Reproducibility Checklist¶
Use this checklist before sharing a benchmark result, supplementary archive, or manuscript table.
Required run information¶
- Manifest file or manifest copy from the generated run directory.
run_id.lrdbenchversion.- Git commit when run from a repository checkout.
- Python version and platform from
manifest/environment.json. - Random seeds from the manifest.
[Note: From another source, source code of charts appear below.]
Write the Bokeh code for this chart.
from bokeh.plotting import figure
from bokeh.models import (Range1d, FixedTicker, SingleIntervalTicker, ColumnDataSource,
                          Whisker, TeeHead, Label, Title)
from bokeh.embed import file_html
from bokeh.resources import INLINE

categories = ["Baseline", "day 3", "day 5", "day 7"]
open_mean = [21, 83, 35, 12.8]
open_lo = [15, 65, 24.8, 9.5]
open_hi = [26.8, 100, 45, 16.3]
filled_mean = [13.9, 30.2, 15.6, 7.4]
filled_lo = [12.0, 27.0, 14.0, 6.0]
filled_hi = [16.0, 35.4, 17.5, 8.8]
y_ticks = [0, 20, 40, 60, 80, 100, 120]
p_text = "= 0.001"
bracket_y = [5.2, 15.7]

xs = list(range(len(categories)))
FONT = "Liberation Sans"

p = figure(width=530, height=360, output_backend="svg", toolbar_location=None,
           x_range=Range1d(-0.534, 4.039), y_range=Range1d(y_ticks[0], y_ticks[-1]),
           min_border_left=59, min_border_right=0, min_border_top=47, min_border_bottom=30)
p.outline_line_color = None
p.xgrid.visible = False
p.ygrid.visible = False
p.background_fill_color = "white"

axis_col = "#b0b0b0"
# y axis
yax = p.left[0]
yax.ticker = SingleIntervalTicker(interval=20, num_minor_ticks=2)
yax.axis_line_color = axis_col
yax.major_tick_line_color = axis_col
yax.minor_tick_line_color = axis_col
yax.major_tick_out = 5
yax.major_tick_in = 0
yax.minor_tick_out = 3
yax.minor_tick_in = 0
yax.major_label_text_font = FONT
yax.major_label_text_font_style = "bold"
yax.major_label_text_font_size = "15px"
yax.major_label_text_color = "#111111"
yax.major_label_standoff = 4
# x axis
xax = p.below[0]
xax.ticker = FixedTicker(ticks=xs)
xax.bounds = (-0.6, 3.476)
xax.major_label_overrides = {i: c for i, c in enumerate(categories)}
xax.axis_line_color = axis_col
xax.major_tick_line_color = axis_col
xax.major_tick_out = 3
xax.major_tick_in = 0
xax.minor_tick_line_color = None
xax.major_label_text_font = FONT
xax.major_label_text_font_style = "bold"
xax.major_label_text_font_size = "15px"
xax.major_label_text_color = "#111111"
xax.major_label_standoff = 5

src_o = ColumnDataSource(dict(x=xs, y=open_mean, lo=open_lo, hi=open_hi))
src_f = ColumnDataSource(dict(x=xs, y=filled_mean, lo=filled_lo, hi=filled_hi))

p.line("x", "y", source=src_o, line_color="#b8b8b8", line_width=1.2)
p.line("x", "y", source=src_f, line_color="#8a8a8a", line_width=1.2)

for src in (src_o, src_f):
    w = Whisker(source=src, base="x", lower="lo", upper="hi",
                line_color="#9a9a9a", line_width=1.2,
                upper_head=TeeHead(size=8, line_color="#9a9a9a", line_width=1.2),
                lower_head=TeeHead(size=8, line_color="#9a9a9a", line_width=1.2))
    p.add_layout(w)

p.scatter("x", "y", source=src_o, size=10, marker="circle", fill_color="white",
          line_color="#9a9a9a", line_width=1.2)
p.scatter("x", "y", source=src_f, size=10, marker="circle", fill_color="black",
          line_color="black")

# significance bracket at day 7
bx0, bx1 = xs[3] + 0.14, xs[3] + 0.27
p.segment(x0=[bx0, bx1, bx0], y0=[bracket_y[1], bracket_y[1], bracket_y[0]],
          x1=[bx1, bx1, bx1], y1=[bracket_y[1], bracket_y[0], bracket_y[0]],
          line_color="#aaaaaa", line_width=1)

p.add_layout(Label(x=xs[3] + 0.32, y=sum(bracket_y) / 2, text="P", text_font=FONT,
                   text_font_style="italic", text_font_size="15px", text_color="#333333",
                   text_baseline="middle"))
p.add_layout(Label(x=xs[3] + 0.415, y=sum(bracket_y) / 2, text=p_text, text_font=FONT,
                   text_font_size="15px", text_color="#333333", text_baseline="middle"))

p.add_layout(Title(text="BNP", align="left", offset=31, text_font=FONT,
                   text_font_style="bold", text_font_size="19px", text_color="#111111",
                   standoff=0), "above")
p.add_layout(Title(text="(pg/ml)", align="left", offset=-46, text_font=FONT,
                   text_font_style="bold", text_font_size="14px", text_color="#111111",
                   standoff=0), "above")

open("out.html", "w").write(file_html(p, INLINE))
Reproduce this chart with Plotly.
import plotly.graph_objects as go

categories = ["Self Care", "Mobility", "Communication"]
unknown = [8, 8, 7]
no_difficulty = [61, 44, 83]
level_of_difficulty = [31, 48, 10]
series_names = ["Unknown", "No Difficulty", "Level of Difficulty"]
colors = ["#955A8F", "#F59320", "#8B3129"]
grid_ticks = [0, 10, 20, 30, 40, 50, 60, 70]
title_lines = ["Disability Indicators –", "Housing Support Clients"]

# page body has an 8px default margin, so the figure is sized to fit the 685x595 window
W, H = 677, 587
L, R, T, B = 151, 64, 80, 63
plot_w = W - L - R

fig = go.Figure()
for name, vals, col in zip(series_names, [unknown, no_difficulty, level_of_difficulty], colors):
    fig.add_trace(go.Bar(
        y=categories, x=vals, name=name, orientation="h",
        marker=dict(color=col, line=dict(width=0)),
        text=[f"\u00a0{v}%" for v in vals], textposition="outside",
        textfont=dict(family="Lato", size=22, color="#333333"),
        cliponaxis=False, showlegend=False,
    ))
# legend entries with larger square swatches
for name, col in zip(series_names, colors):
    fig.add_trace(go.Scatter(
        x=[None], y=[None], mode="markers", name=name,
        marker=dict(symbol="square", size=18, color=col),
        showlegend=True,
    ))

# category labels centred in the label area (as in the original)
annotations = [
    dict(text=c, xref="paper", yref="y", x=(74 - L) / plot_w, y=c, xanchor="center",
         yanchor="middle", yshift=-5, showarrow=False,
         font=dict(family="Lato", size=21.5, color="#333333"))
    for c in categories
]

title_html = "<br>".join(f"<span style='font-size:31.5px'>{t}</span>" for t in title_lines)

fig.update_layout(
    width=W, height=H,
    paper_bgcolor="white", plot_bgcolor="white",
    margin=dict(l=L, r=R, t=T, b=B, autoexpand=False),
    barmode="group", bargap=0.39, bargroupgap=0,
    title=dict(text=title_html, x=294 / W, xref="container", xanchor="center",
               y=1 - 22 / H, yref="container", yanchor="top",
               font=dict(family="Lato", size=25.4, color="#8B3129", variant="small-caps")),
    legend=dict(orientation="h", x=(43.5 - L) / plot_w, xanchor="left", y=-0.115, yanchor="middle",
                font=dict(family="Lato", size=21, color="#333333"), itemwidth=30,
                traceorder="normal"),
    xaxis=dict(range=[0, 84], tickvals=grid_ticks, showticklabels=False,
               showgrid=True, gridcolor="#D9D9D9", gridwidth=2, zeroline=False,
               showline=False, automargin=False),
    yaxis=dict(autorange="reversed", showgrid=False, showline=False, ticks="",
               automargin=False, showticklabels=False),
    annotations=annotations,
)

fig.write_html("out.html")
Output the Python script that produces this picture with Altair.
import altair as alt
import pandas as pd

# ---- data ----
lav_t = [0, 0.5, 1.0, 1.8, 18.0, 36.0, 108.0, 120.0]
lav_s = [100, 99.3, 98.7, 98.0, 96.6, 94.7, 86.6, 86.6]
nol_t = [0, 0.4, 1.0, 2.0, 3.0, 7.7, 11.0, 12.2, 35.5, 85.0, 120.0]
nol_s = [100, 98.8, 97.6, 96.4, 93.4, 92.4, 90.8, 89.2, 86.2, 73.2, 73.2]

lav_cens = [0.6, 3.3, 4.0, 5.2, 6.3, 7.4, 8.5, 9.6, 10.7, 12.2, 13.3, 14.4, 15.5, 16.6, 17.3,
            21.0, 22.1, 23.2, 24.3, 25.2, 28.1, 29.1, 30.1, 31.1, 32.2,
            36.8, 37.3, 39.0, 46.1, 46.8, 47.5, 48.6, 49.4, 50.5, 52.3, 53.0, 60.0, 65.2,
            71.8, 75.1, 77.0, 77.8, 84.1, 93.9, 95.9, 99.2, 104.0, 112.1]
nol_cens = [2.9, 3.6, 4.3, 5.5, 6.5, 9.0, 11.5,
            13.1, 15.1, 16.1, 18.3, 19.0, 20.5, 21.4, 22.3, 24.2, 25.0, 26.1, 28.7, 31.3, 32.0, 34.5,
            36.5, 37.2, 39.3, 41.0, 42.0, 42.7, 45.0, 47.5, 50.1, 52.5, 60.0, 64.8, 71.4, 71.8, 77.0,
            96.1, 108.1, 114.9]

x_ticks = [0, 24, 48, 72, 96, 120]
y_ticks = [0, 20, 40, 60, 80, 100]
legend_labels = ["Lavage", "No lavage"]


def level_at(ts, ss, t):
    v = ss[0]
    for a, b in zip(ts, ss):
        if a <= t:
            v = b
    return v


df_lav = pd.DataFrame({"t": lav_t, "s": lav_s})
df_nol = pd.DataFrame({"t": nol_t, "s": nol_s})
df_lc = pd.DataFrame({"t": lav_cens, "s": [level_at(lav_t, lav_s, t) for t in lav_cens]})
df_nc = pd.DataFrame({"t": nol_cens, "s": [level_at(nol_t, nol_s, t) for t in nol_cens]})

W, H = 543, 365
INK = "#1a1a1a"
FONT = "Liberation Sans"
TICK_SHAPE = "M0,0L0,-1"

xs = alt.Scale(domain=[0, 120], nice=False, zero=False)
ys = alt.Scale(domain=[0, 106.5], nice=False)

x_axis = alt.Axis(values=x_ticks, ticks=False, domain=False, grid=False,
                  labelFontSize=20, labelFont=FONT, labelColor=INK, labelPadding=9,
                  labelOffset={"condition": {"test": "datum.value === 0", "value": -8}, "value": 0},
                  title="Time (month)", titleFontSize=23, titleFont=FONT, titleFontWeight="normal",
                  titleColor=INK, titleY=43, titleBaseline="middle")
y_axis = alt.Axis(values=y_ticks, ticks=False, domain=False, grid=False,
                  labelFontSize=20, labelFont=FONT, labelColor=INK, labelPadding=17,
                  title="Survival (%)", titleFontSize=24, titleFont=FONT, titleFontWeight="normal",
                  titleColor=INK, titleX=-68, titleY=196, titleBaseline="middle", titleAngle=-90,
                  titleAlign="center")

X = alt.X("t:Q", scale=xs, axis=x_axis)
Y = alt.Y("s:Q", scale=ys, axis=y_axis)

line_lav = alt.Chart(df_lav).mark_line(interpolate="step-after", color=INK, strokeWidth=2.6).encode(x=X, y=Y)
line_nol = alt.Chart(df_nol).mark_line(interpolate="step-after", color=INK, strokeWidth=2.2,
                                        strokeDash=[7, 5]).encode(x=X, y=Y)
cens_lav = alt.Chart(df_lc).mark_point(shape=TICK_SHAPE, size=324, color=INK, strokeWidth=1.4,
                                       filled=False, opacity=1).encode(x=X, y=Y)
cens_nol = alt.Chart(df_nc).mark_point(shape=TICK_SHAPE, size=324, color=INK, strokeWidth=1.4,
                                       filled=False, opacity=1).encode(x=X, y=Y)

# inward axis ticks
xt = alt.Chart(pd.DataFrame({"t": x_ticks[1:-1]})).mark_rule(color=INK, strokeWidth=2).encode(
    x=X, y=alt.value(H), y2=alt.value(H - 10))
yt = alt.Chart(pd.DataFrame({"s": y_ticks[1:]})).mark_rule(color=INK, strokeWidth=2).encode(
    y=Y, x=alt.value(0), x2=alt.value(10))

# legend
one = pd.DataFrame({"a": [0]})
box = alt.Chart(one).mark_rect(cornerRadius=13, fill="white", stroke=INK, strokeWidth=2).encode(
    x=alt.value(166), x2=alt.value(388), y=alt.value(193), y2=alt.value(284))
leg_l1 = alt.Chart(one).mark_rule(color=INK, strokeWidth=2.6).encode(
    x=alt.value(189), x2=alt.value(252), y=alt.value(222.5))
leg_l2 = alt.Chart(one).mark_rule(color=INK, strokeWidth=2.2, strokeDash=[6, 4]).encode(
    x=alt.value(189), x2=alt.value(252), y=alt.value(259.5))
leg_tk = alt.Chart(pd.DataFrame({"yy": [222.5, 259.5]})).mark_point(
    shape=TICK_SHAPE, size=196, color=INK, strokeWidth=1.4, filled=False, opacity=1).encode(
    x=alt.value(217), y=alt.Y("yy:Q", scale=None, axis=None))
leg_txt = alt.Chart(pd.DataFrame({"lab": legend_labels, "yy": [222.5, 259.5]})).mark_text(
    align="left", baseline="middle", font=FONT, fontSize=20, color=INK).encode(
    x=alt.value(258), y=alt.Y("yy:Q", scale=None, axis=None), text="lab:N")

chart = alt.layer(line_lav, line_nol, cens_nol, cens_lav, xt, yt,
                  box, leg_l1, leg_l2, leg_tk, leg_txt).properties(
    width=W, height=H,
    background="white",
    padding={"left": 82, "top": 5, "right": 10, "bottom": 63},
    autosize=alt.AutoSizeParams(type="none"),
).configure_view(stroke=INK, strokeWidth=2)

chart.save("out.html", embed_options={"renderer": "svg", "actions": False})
- Benchmark mode and target estimand.
Required outputs¶
tables/run_summary.csv.tables/per_stratum_metrics.csv.tables/leaderboard.csvwhen a leaderboard is reported.tables/estimator_metadata.csv.tables/failures.csvandtables/failure_map.csv.raw/records.csv,raw/estimates.csv, andraw/metrics.csv.artefacts/artefact_index.csv.
Checks to run¶
lrdbench validate path/to/manifest.yaml
lrdbench run path/to/manifest.yaml
lrdbench validate-output reports/<run_id>
For code changes, run the relevant test subset before reporting results:
pytest tests/integration/test_smoke_run.py tests/integration/test_custom_estimator_workflow.py
Reporting guidance¶
State whether results are ground-truth, stress-test, or observational. Report leaderboard rules and component weights whenever ranks are shown. For observational data, avoid accuracy language unless external truth is available and declared in the benchmark design.